Search code examples
pythonpytorchtorchtext

torchtext BucketIterator minimum padding


I'm trying to use the BucketIterator.splits function in torchtext to load data from csv files for use in a CNN. Everything works fine unless I have a batch that the longest sentence is shorter than the biggest filter size.

In my example I have filters of sizes 3, 4, and 5 so if the longest sentence doesn't have at least 5 words I get an error. Is there a way to let the BucketIterator dynamically set the padding for batches, but also set a minimum padding length?

This is my the code I am using for my BucketIterator:

train_iter, val_iter, test_iter = BucketIterator.splits((train, val, test), sort_key=lambda x: len(x.text), batch_size=batch_size, repeat=False, device=device)

I'm hoping there is a way to set a minimum length on the sort_key or something like that?

I tried this but it doesn't work:

FILTER_SIZES = [3,4,5]
train_iter, val_iter, test_iter = BucketIterator.splits((train, val, test), sort_key=lambda x: len(x.text) if len(x.text) >= FILTER_SIZES[-1] else FILTER_SIZES[-1], batch_size=batch_size, repeat=False, device=device) 

Solution

  • I looked through the torchtext source code to better understand what the sort_key was doing, and saw why my original idea wouldn't work.

    I'm not sure if it is the best solution or not, but I have come up with a solution that works. I created a tokenizer function that pads the text if it is shorter than the longest filter length, then create the BucketIterator from there.
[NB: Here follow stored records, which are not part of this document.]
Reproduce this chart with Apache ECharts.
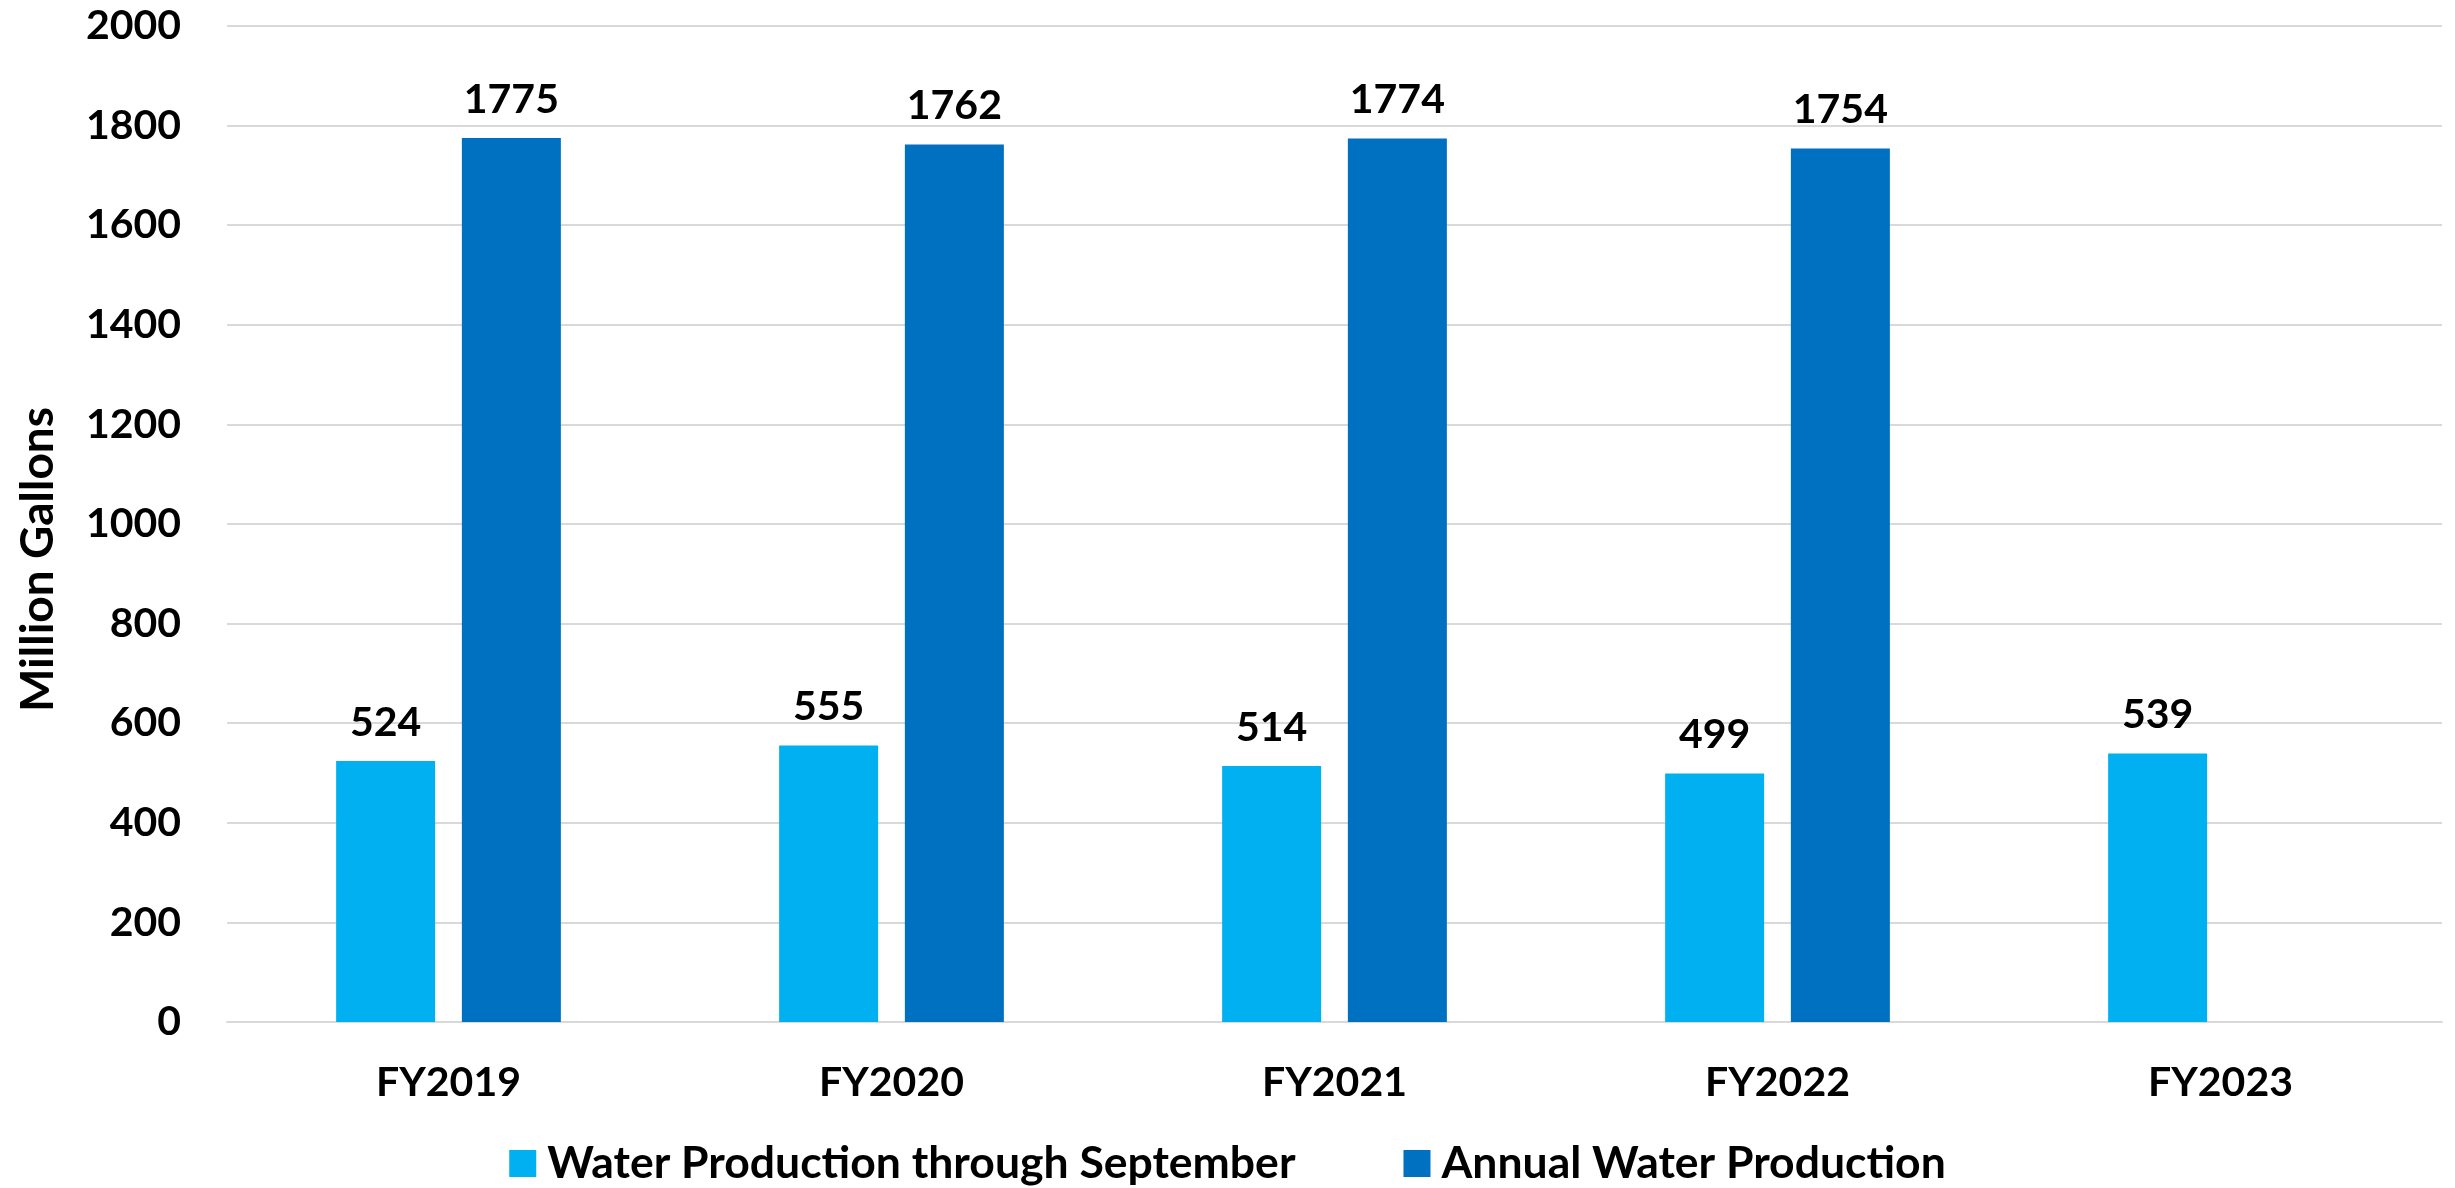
<!DOCTYPE html>
<html>
<head>
<meta charset="utf-8">
<script src="https://cdn.jsdelivr.net/npm/echarts@6/dist/echarts.min.js"></script>
<style>
  html, body { margin: 0; padding: 0; background: #fff; }
  #main { width: 2455px; height: 1188px; }
</style>
</head>
<body>
<div id="main"></div>
<script>
// data
var categories = ["FY2019", "FY2020", "FY2021", "FY2022", "FY2023"];
var throughSeptember = [524, 555, 514, 499, 539];
var annualProduction = [1775, 1762, 1774, 1754, null];
var seriesNames = ["Water Production through September", "Annual Water Production"];

var FONT = "Lato";
var WEIGHT = "bold";
var chart = echarts.init(document.getElementById("main"));

var labelStyle = {
  show: true,
  position: "top",
  distance: 18,
  color: "#000",
  fontFamily: FONT,
  fontWeight: WEIGHT,
  fontSize: 41
};

chart.setOption({
  backgroundColor: "#fff",
  animation: false,
  grid: {
    left: 227,
    right: 13,
    top: 26,
    bottom: 166,
    containLabel: false
  },
  legend: {
    top: 1136,
    left: "center",
    itemWidth: 27,
    itemHeight: 27,
    itemGap: 108,
    icon: "rect",
    textStyle: {
      color: "#000",
      fontFamily: FONT,
      fontWeight: WEIGHT,
      fontSize: 44.5,
      padding: [0, 0, 0, 6]
    },
    data: seriesNames
  },
  graphic: [{
    type: "text",
    left: 15,
    top: 407,
    rotation: Math.PI / 2,
    style: {
      text: "Million Gallons",
      fill: "#000",
      font: WEIGHT + " 46px " + FONT
    }
  }],
  xAxis: {
    type: "category",
    data: categories,
    axisLine: { show: true, lineStyle: { color: "#d9d9d9", width: 2 } },
    axisTick: { show: false },
    axisLabel: {
      margin: 40,
      color: "#000",
      fontFamily: FONT,
      fontWeight: WEIGHT,
      fontSize: 41
    }
  },
  yAxis: {
    type: "value",
    min: 0,
    max: 2000,
    interval: 200,
    axisLine: { show: false },
    axisTick: { show: false },
    splitLine: { lineStyle: { color: "#d9d9d9", width: 2 } },
    axisLabel: {
      margin: 46,
      color: "#000",
      fontFamily: FONT,
      fontWeight: WEIGHT,
      fontSize: 41,
      formatter: function (v) { return String(v); }
    }
  },
  series: [
    {
      name: seriesNames[0],
      type: "bar",
      data: throughSeptember,
      barWidth: 99,
      barGap: "27%",
      itemStyle: { color: "#00B0F0" },
      label: labelStyle
    },
    {
      name: seriesNames[1],
      type: "bar",
      data: annualProduction,
      barWidth: 99,
      barGap: "27%",
      itemStyle: { color: "#0070C0" },
      label: labelStyle
    }
  ]
});
</script>
</body>
</html>
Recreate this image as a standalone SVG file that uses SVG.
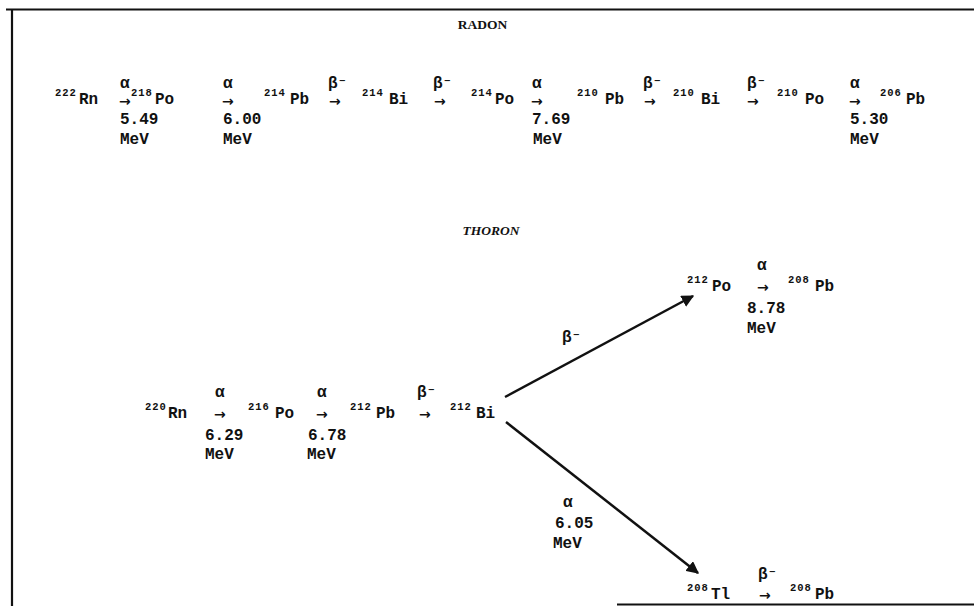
<svg xmlns="http://www.w3.org/2000/svg" width="974" height="606" viewBox="0 0 974 606">
<defs>
<style>
.t{font-family:"Liberation Mono","DejaVu Sans Mono",monospace;font-size:16px;font-weight:bold;fill:#111}
.s{font-family:"Liberation Mono","DejaVu Sans Mono",monospace;font-size:10.5px;font-weight:bold;letter-spacing:1px;fill:#111}
.a{font-family:"DejaVu Sans",sans-serif;font-size:14px;font-weight:bold;fill:#111}
.h{font-family:"Liberation Serif",serif;font-size:13.5px;font-weight:bold;fill:#111;text-anchor:middle}
.ln{stroke:#111;stroke-width:2.5;fill:none}
.fr{stroke:#111;stroke-width:2.2;fill:none}
</style>
<marker id="ah" viewBox="0 0 10 10" refX="9" refY="5" markerWidth="5" markerHeight="5" orient="auto" markerUnits="strokeWidth">
<path d="M0,0 L10,5 L0,10 z" fill="#111"/>
</marker>
</defs>
<rect width="974" height="606" fill="#fff"/>
<g id="frame">
<line class="fr" x1="6" y1="9.5" x2="974" y2="9.5"/>
<line class="fr" x1="12" y1="9" x2="12" y2="606"/>
<line class="fr" x1="617" y1="604.5" x2="974" y2="604.5"/>
</g>
<text class="h" x="482.5" y="29">RADON</text>
<text class="h" x="491" y="235" font-style="italic">THORON</text>

<g id="radon">
<g id="rn222"><text class="s" x="55" y="96">222</text><text class="t" x="79" y="104">Rn</text></g>
<g id="r1"><text class="t" x="120" y="88">α</text><text class="a" x="119" y="106">→</text><text class="t" x="120" y="124">5.49</text><text class="t" x="120" y="144">MeV</text></g>
<g id="po218"><text class="s" x="131" y="96">218</text><text class="t" x="155" y="104">Po</text></g>
<g id="r2"><text class="t" x="223" y="88">α</text><text class="a" x="222" y="106">→</text><text class="t" x="223" y="124">6.00</text><text class="t" x="223" y="144">MeV</text></g>
<g id="pb214"><text class="s" x="264" y="96">214</text><text class="t" x="290" y="104">Pb</text></g>
<g id="r3"><text class="t" x="328" y="88">β⁻</text><text class="a" x="329" y="106">→</text></g>
<g id="bi214"><text class="s" x="362" y="96">214</text><text class="t" x="389" y="104">Bi</text></g>
<g id="r4"><text class="t" x="433" y="88">β⁻</text><text class="a" x="434" y="106">→</text></g>
<g id="po214"><text class="s" x="471" y="96">214</text><text class="t" x="495" y="104">Po</text></g>
<g id="r5"><text class="t" x="532" y="88">α</text><text class="a" x="531" y="106">→</text><text class="t" x="532" y="124">7.69</text><text class="t" x="533" y="144">MeV</text></g>
<g id="pb210"><text class="s" x="577" y="96">210</text><text class="t" x="605" y="104">Pb</text></g>
<g id="r6"><text class="t" x="643" y="88">β⁻</text><text class="a" x="644" y="106">→</text></g>
<g id="bi210"><text class="s" x="673" y="96">210</text><text class="t" x="701" y="104">Bi</text></g>
<g id="r7"><text class="t" x="747" y="88">β⁻</text><text class="a" x="747" y="106">→</text></g>
<g id="po210"><text class="s" x="777" y="96">210</text><text class="t" x="805" y="104">Po</text></g>
<g id="r8"><text class="t" x="850" y="88">α</text><text class="a" x="849" y="106">→</text><text class="t" x="850" y="124">5.30</text><text class="t" x="850" y="144">MeV</text></g>
<g id="pb206"><text class="s" x="880" y="96">206</text><text class="t" x="906" y="104">Pb</text></g>
</g>

<g id="thoron">
<g id="rn220"><text class="s" x="145" y="410">220</text><text class="t" x="168" y="418">Rn</text></g>
<g id="t1"><text class="t" x="215" y="397">α</text><text class="a" x="214" y="419">→</text><text class="t" x="205" y="440">6.29</text><text class="t" x="205" y="459">MeV</text></g>
<g id="po216"><text class="s" x="248" y="410">216</text><text class="t" x="275" y="418">Po</text></g>
<g id="t2"><text class="t" x="317" y="397">α</text><text class="a" x="316" y="419">→</text><text class="t" x="308" y="440">6.78</text><text class="t" x="307" y="459">MeV</text></g>
<g id="pb212"><text class="s" x="350" y="410">212</text><text class="t" x="376" y="418">Pb</text></g>
<g id="t3"><text class="t" x="417" y="397">β⁻</text><text class="a" x="419" y="419">→</text></g>
<g id="bi212"><text class="s" x="450" y="410">212</text><text class="t" x="476" y="418">Bi</text></g>

<g id="po212"><text class="s" x="687" y="283">212</text><text class="t" x="712" y="291">Po</text></g>
<g id="t4"><text class="t" x="757" y="270">α</text><text class="a" x="757" y="292">→</text><text class="t" x="747" y="313">8.78</text><text class="t" x="747" y="333">MeV</text></g>
<g id="pb208a"><text class="s" x="788" y="283">208</text><text class="t" x="815" y="291">Pb</text></g>

<g id="tl208"><text class="s" x="687" y="591">208</text><text class="t" x="711" y="599">Tl</text></g>
<g id="t5"><text class="t" x="758" y="579">β⁻</text><text class="a" x="759" y="600">→</text></g>
<g id="pb208b"><text class="s" x="790" y="591">208</text><text class="t" x="815" y="599">Pb</text></g>
</g>

<g id="connectors">
<line class="ln" x1="505" y1="397" x2="693" y2="296" marker-end="url(#ah)"/>
<line class="ln" x1="506" y1="422" x2="698" y2="573" marker-end="url(#ah)"/>
<text class="t" x="562" y="342">β⁻</text>
<text class="t" x="563" y="507">α</text>
<text class="t" x="555" y="528">6.05</text>
<text class="t" x="553" y="548">MeV</text>
</g>
</svg>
    FILTER_SIZES = [3,4,5]
    spacy_en = spacy.load('en')
    
    def tokenizer(text):
        token = [t.text for t in spacy_en.tokenizer(text)]
        if len(token) < FILTER_SIZES[-1]:
            for i in range(0, FILTER_SIZES[-1] - len(token)):
                token.append('<PAD>')
        return token
    
    TEXT = Field(sequential=True, tokenize=tokenizer, lower=True, tensor_type=torch.cuda.LongTensor)
    
    train_iter, val_iter, test_iter = BucketIterator.splits((train, val, test), sort_key=lambda x: len(x.text), batch_size=batch_size, repeat=False, device=device)